Many of you are familiar with Yosemite National Park in California and you probably know that rock climbers gather there from around the world to test their skills on the amazing granite cliffs. There is one rock face in particular in Yosemite that is known to be the most challenging vertical climb in the whole world. It’s called El Capitan.
For decades, climbers have been scaling El Capitan to compete for the fastest ascent. In 1958, a team of expert climbers went from bottom to top in 47 days. Since then, with better equipment and techniques, climbers have improved their times from several weeks down to several days. For years, the best teams were summiting El Cap in a matter of four days, maybe shaving 20 minutes off of the fastest time. But last year, a climber from Sacramento named Alex Honnold did something phenomenal. With no ropes and no pack, Alex free climbed El Cap by himself in 3 hours and 56 minutes. The climbing world was stunned. No one had ever conceived of doing something like that before. From weeks to days to hours – it required someone to think differently.
When I first heard that story, my mind immediately went to the sheer rock face that we are climbing called reaching the world for Jesus. Are we getting closer to our goal? Are we too called to think differently?
Inspired by the radical pioneers of rock climbing, we’ve been praying into how we need to respond to the challenge of global mission. We realize that we need to think differently, and God has been faithful to lead us into four new approaches to mission.
One Body. Not many bodies or ministries roped together, but one body, the Body of Christ. Jesus’ prayer for us today is that “all of them may be one, Father, just as you are in me and I am in you. May they be in us so that the world may believe that you have sent me” (John 17:21). Jesus is challenging us to think differently, beginning with our oneness with the Father and then our oneness with the entire Body of Christ. “The eye cannot say to the hand, ‘I don’t need you’”(1 Corinthians 12:21). Can we move past our denominational silos to think differently about our identity in Christ and our interdependence in the Church? This prayer of Christ directly affects our witness to the world. Our unity can be a four-day-to-four-hour game changer.
One Head. His name is Jesus. He is not just our Savior; he is the Lord of the harvest and our mission leader today. He has strategies to reach every nation, people group and city. He is calling us to radical surrender, to concerted prayer, and to risk-taking obedience. Rather than asking Jesus to fund our strategies and structures, will we listen for his voice and embrace his ways? Will we humble ourselves as leaders and think differently about strategic planning? Jesus would say to us: “Forget the former things; do not dwell on the past. See I am doing a new thing. Now it springs up; do you not perceive it?” (Isaiah 43:18-19). New vision requires new wineskins, and new names. God is doing a new thing.
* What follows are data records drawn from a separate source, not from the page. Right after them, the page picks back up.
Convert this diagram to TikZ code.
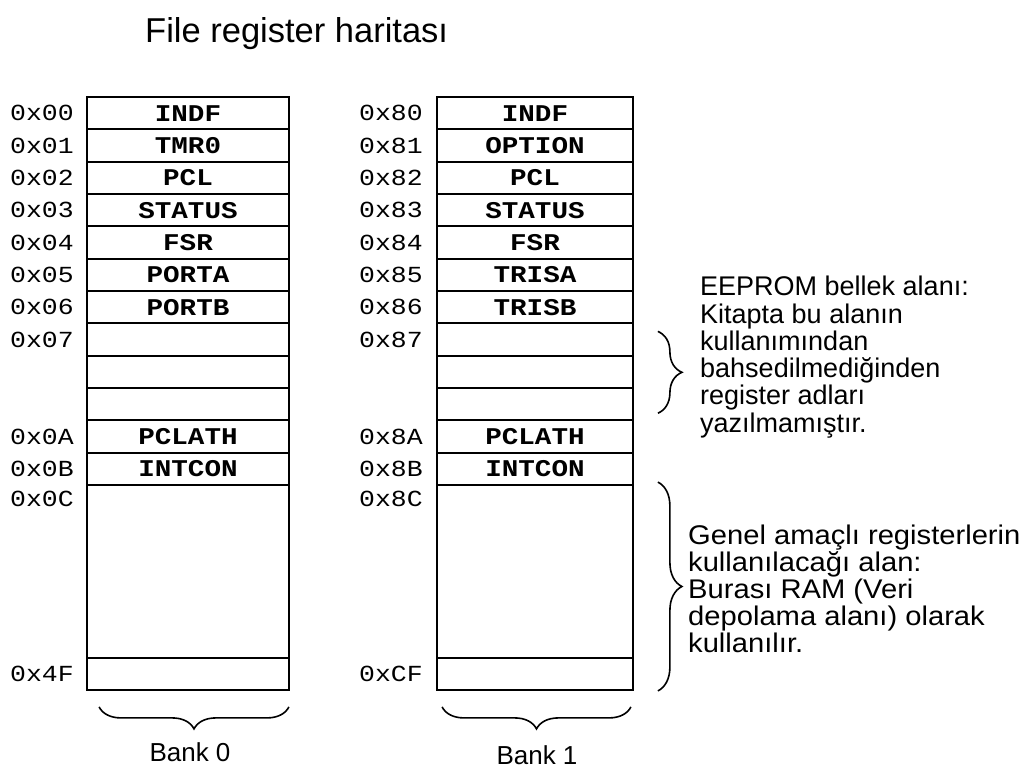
\documentclass[tikz,border=0pt]{standalone}
\usepackage{fontspec}
\setmainfont{Liberation Sans}
\newfontfamily\regfont[FakeStretch=1.15]{Liberation Mono}
\newfontfamily\widesans[FakeStretch=1.08]{Liberation Sans}
\usetikzlibrary{decorations.pathreplacing,calc}
\begin{document}
\begin{tikzpicture}[x=1pt,y=-1pt,
  cell/.style={draw, line width=1.8pt, inner sep=0pt, minimum height=32.33pt,
    font=\regfont\bfseries\fontsize{24}{24}\selectfont},
  addr/.style={anchor=west, inner sep=0pt, font=\regfont\fontsize{23}{23}\selectfont},
  note/.style={anchor=north west, align=left, inner sep=0pt, font=\fontsize{27}{27.3}\selectfont},
  bankbrace/.style={decorate, line width=1.6pt, decoration={brace, mirror, amplitude=22pt}},
  sidebrace/.style={decorate, line width=1.6pt, decoration={brace, amplitude=24pt}},
  banklabel/.style={inner sep=0pt, font=\fontsize{26}{26}\selectfont}
]
\useasboundingbox (0,0) rectangle (1034,774);

% title
\node[anchor=base west, inner sep=0pt, font=\fontsize{34.5}{34.5}\selectfont] (title) at (145,42) {File register haritası};

% Bank 0
\foreach \t [count=\i from 0] in {INDF,TMR0,PCL,STATUS,FSR,PORTA,PORTB,{},{},{},PCLATH,INTCON}
  \node[cell, minimum width=202pt] (a\i) at (188,{113.17+32.33*\i}) {\t};
\node[cell, minimum width=202pt, minimum height=173pt] (abig) at (188,571.5) {};
\node[cell, minimum width=202pt, minimum height=32pt] (alast) at (188,674) {};
\foreach \t/\i in {0x00/0,0x01/1,0x02/2,0x03/3,0x04/4,0x05/5,0x06/6,0x07/7,0x0A/10,0x0B/11}
  \node[addr] (aa\i) at (10,{113.17+32.33*\i}) {\t};
\node[addr] (aabig) at (10,499) {0x0C};
\node[addr] (aalast) at (10,674) {0x4F};

% Bank 1
\foreach \t [count=\i from 0] in {INDF,OPTION,PCL,STATUS,FSR,TRISA,TRISB,{},{},{},PCLATH,INTCON}
  \node[cell, minimum width=196pt] (b\i) at (535,{113.17+32.33*\i}) {\t};
\node[cell, minimum width=196pt, minimum height=173pt] (bbig) at (535,571.5) {};
\node[cell, minimum width=196pt, minimum height=32pt] (blast) at (535,674) {};
\foreach \t/\i in {0x80/0,0x81/1,0x82/2,0x83/3,0x84/4,0x85/5,0x86/6,0x87/7,0x8A/10,0x8B/11}
  \node[addr] (ba\i) at (359,{113.17+32.33*\i}) {\t};
\node[addr] (babig) at (359,499) {0x8C};
\node[addr] (balast) at (359,674) {0xCF};

% bottom braces and bank labels
\draw[bankbrace] ($(alast.south west)+(13,16)$) -- ($(alast.south east)+(-1,16)$);
\draw[bankbrace] ($(blast.south west)+(6,16)$) -- ($(blast.south east)+(-3,16)$);
\node[banklabel] (bank0) at (190,752) {Bank 0};
\node[banklabel] (bank1) at (537,755) {Bank 1};

% side braces
\draw[sidebrace] ($(b7.north east)+(24,9)$) -- ($(b9.south east)+(24,-8)$);
\draw[sidebrace] ($(bbig.north east)+(24,-2)$) -- ($(blast.south east)+(24,0)$);

% notes
\node[note] (eeprom) at (700,276) {EEPROM bellek alanı:\\Kitapta bu alanın\\kullanımından\\bahsedilmediğinden\\register adları\\yazılmamıştır.};
\node[note, font=\widesans\fontsize{27}{27}\selectfont] (genel) at (688,525) {Genel amaçlı registerlerin\\kullanılacağı alan:\\Burası RAM (Veri\\depolama alanı) olarak\\kullanılır.};
\end{tikzpicture}
\end{document}
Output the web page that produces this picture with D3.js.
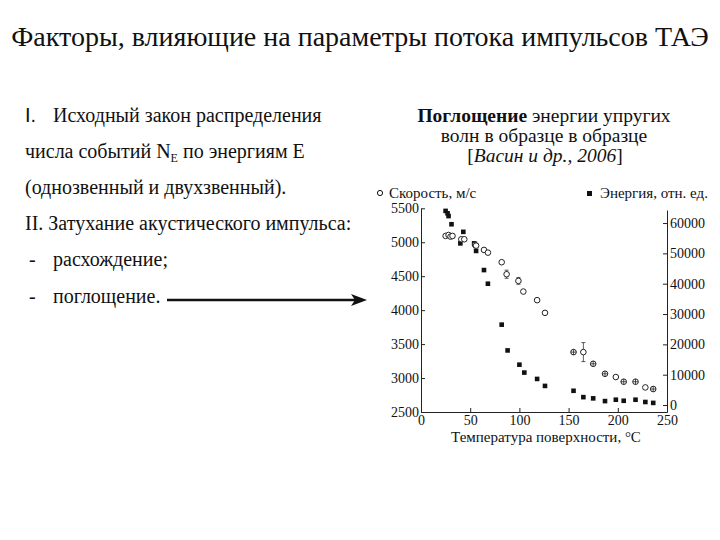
<!DOCTYPE html>
<html>
<head>
<meta charset="utf-8">
<script src="https://cdn.jsdelivr.net/npm/d3@7"></script>
<style>
    body { margin: 0; background: white; }
    text { font-family: "Liberation Serif", "DejaVu Serif", serif; fill: #111; }
</style>
</head>
<body>
<div id="diagram"></div>
<script>
// temperature, °C
const energyTemp = [25, 27, 28, 31, 32, 40, 43, 54, 56, 64, 68, 82, 88, 100, 105, 118, 126, 155, 165, 175, 187, 198, 206, 218, 228, 236]
// energy, rel. units
const energyValues = [64000, 63200, 62300, 59600, 55700, 53300, 57100, 53300, 50800, 44500, 40000, 26500, 18000, 13300, 10700, 8600, 6300, 4700, 2600, 2200, 1300, 1750, 1400, 1750, 1000, 700]

const speedTemp = [25, 28, 30, 32, 41, 44, 55, 56, 64, 68, 82, 87, 99, 104, 118, 126, 155, 165, 175, 187, 198, 206, 218, 228, 236]
// speed, m/s
const speedValues = [5093, 5107, 5083, 5093, 5044, 5044, 4960, 4950, 4887, 4847, 4706, 4529, 4431, 4274, 4147, 3960, 3382, 3382, 3210, 3063, 3015, 2946, 2946, 2862, 2838]
const speedErr = [0, 0, 0, 0, 0, 0, 40, 0, 0, 0, 0, 60, 50, 0, 0, 0, 0, 140, 0, 0, 0, 0, 0, 0, 0]
// 'o' open circle, 'x' circle with cross
const speedMark = ['o', 'o', 'o', 'o', 'o', 'o', 'o', 'o', 'o', 'o', 'o', 'o', 'o', 'o', 'o', 'o', 'x', 'o', 'x', 'x', 'o', 'x', 'x', 'o', 'x']

const xTicks = [0, 50, 100, 150, 200, 250]
const speedTicks = [2500, 3000, 3500, 4000, 4500, 5000, 5500]
const energyTicks = [0, 10000, 20000, 30000, 40000, 50000, 60000]

const width = 720;
const height = 540;
const serif = '"Liberation Serif", "DejaVu Serif", serif';

let svg = d3.select('#diagram')
    .append('svg')
    .attr('width', width)
    .attr('height', height)

svg.append('text')
    .attr('x', 360)
    .attr('y', 46)
    .attr('text-anchor', 'middle')
    .style('font-family', serif)
    .style('font-size', '28px')
    .text('Факторы, влияющие на параметры потока импульсов ТАЭ')

drawLeftText()
drawCaption()
drawChart()

function drawLeftText() {
    let g = svg.append('g').style('font-size', '20px').style('font-family', serif)
    const lineY = [122, 158, 194, 230, 266, 303]

    g.append('text').attr('x', 25).attr('y', lineY[0])
        .style('font-family', '"Liberation Sans", sans-serif')
        .text('I.')
    g.append('text').attr('x', 53).attr('y', lineY[0]).text('Исходный закон распределения')

    let t2 = g.append('text').attr('x', 25).attr('y', lineY[1])
    t2.append('tspan').text('числа событий N')
    t2.append('tspan').attr('dy', 4).style('font-size', '12px').text('E')
    t2.append('tspan').attr('dy', -4).text(' по энергиям E')

    g.append('text').attr('x', 25).attr('y', lineY[2]).text('(однозвенный и двухзвенный).')
    g.append('text').attr('x', 25).attr('y', lineY[3]).text('II. Затухание акустического импульса:')

    g.append('text').attr('x', 29).attr('y', lineY[4]).text('-')
    g.append('text').attr('x', 53).attr('y', lineY[4]).text('расхождение;')
    g.append('text').attr('x', 29).attr('y', lineY[5]).text('-')
    g.append('text').attr('x', 53).attr('y', lineY[5]).text('поглощение.')

    //arrow pointing to the chart
    svg.append('line')
        .attr('x1', 167).attr('y1', 300)
        .attr('x2', 356).attr('y2', 300)
        .attr('stroke', '#111')
        .attr('stroke-width', 2.6)
    svg.append('path')
        .attr('d', 'M367,300L351,294L355,300L351,306Z')
        .attr('fill', '#111')
}

function drawCaption() {
    let g = svg.append('g')
        .attr('text-anchor', 'middle')
        .style('font-family', serif)
        .style('font-size', '19.5px')
    let l1 = g.append('text').attr('x', 544).attr('y', 122)
    l1.append('tspan').style('font-weight', 'bold').text('Поглощение')
    l1.append('tspan').text(' энергии упругих')
    g.append('text').attr('x', 544).attr('y', 142).text('волн в образце в образце')
    let l3 = g.append('text').attr('x', 545).attr('y', 162)
    l3.append('tspan').text('[')
    l3.append('tspan').style('font-style', 'italic').text('Васин и др., 2006')
    l3.append('tspan').text(']')
}

function drawChart() {
    let x = d3.scaleLinear().domain([0, 250]).range([421, 667])
    let ySpeed = d3.scaleLinear().domain([2500, 5500]).range([412, 208.3])
    let yEnergy = d3.scaleLinear().domain([-2300, 64300]).range([412, 210])

    let axisStyle = g => {
        g.selectAll('path, line').attr('stroke', '#222')
        g.selectAll('text')
            .style('font-family', serif)
            .style('font-size', '14px')
            .attr('fill', '#111')
    }

    svg.append('g')
        .attr('transform', 'translate(0,412)')
        .call(d3.axisBottom(x).tickValues(xTicks).tickSizeInner(-4).tickSizeOuter(0).tickPadding(3))
        .call(axisStyle)

    svg.append('g')
        .attr('transform', 'translate(421,0)')
        .call(d3.axisLeft(ySpeed).tickValues(speedTicks).tickFormat(d3.format('d')).tickSizeInner(-4).tickSizeOuter(0).tickPadding(2))
        .call(axisStyle)

    svg.append('g')
        .attr('transform', 'translate(667,0)')
        .call(d3.axisRight(yEnergy).tickValues(energyTicks).tickFormat(d3.format('d')).tickSizeInner(-4).tickSizeOuter(0).tickPadding(3))
        .call(axisStyle)

    svg.append('text')
        .attr('x', 546)
        .attr('y', 442)
        .attr('text-anchor', 'middle')
        .style('font-family', serif)
        .style('font-size', '15px')
        .text('Температура поверхности, °С')

    //legend
    svg.append('circle').attr('cx', 380).attr('cy', 193).attr('r', 2.6)
        .attr('fill', 'white').attr('stroke', '#111')
    svg.append('text').attr('x', 389).attr('y', 198).style('font-family', serif).style('font-size', '15px').text('Скорость, м/с')
    svg.append('rect').attr('x', 587).attr('y', 191).attr('width', 5).attr('height', 5).attr('fill', '#111')
    svg.append('text').attr('x', 600).attr('y', 198).style('font-family', serif).style('font-size', '15px').text('Энергия, отн. ед.')

    let energy = energyTemp.map((t, i) => ({ t: t, v: energyValues[i] }))
    let speed = speedTemp.map((t, i) => ({ t: t, v: speedValues[i], e: speedErr[i], m: speedMark[i] }))

    svg.append('g')
        .selectAll('rect')
        .data(energy)
        .enter()
        .append('rect')
        .attr('x', d => x(d.t) - 2.3)
        .attr('y', d => yEnergy(d.v) - 2.3)
        .attr('width', 4.6)
        .attr('height', 4.6)
        .attr('fill', '#111')

    let pts = svg.append('g')
        .selectAll('g')
        .data(speed)
        .enter()
        .append('g')
        .attr('transform', d => `translate(${x(d.t)},${ySpeed(d.v)})`)

    pts.filter(d => d.e > 0)
        .append('path')
        .attr('d', d => {
            let h = ySpeed(d.v - d.e) - ySpeed(d.v)
            return `M0,${-h}V${h}M-2,${-h}H2M-2,${h}H2`
        })
        .attr('stroke', '#333')
        .attr('fill', 'none')
        .attr('stroke-width', 0.8)

    pts.append('circle')
        .attr('r', 2.8)
        .attr('fill', 'white')
        .attr('stroke', '#222')
        .attr('stroke-width', 1)

    pts.filter(d => d.m == 'x')
        .append('path')
        .attr('d', 'M-2.8,0H2.8M0,-2.8V2.8')
        .attr('stroke', '#222')
        .attr('stroke-width', 0.8)
}
</script>
</body>
</html>
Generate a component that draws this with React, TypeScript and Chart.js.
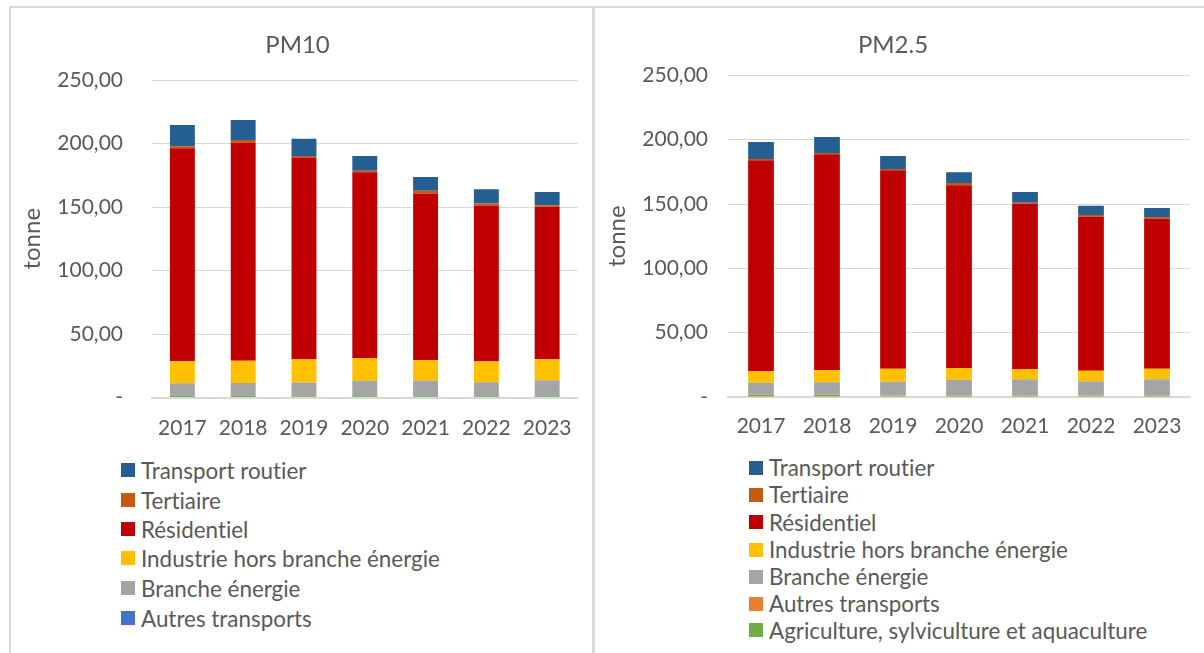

One Spirit. Empowerment for global mission comes from the Spirit of God, not from our titles or our budgets. The Church was born at Pentecost when they called out to God for the “gift of the Father.” It wasn’t a better missional strategy that grew the Church from 120 to 3000 people in one day. It was the outpouring of the Spirit of God on seekers that drew the nations gathered in Jerusalem. We won’t go from four days to four hours by better marketing. We desperately need the empowerment of the Spirit of God today to renew the Church for her mission challenges and assignments. There are churches in the slums of Nairobi and the condo towers of Beijing who are crying out to God for his Spirit’s empowerment in mission and they are experiencing amazing community transformation. Wherever the Church is calling out to the Father in prayer, he is present with them and transforming lives. Citywide prayer for a citywide harvest is still God’s mission plan.
One Mission. God’s mission, the Missio Dei, is most fully expressed in Christ’s incarnational life, death, resurrection and restoration of all things. Our call is to join this mission by making disciples of all nations. We are all ambassadors of reconciliation in the way of Jesus. God’s mission purpose is “to reconcile to himself all things, whether things on earth or things in heaven, by making peace through his blood, shed on the cross” (Colossians 1:20). We believe the Lord is asking us to think differently about living together on this one mission – locally, nationally and globally.
As we share stories in this Witness about how our teams are living as ambassadors of reconciliation around the world, we pray that the Lord would move us in new ways to live that reality within the Body of Christ in our communities wherever we are. Together, let’s think differently.